Je moet je dus niet afvragen waarom al die mensen na zoveel eeuwen zich nog steeds niks, of maar weinig , aantrekken van de roep om zorg voor de minsten, van de roep ook om vrede in de wereld. Je moet blij zijn dat er nog zoveel mensen zijn die het wel hebben gehoord en die zich inspannen in een vredesbeweging, bij Amnesty International, in een Fair Trade winkel, in een bezoekgroep voor gevangenen, bij VluchtelingenWerk Nederland, in Interreligieuze Overleggroepen of een van de talrijke organisaties en groepen in het land die zich bezig houden met de minsten in de wereld. Om te horen hoe je dat het beste kunt aanpakken en volhouden, en om anderen te ontmoeten die hetzelfde doen, komen mensen op zondag bij elkaar in kerken.

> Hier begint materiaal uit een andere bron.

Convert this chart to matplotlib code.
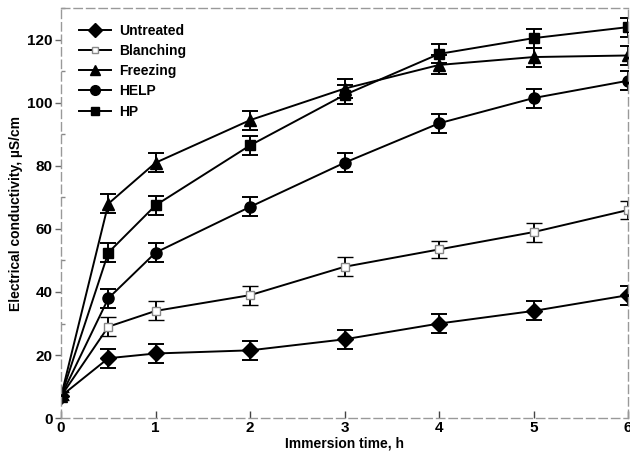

Maar waarom sprak Jezus van Nazareth zo vaak in gelijkenissen. Waarom niet gewoon gezegd dat je goed moet luisteren en gaan doen wat gezegd wordt, werken aan de bevrijding van de armen, de komst van het Koninkrijk van God? Zo eenvoudig ligt het niet. Dat zorgen voor de minsten in de samenleving is niet vanzelfsprekend. Die zaaier kan er niets aan doen als het zaad op de weg valt en opgegeten wordt door de vogels, of als het op rotsige grond valt of verstikt wordt door de distels, maar wij kunnen dat wel.
Willen wij vruchtbare grond worden voor de boodschap van Jezus van Nazareth dan moeten we ons afwenden van wat ons meestal als goed voorgehouden wordt. Winst maken, succes behalen, persoonlijke groei nastreven. In Bijbelse termen heet dat bekering, een totale ommekeer in je leven. We houden zo gemakkelijk de ogen gesloten voor de minsten in de samenleving. Toch mogen we met die totaal andere manier van naar het leven kijken elke dag opnieuw beginnen, als we maar willen luisteren, maar het mag ook vandaag weer.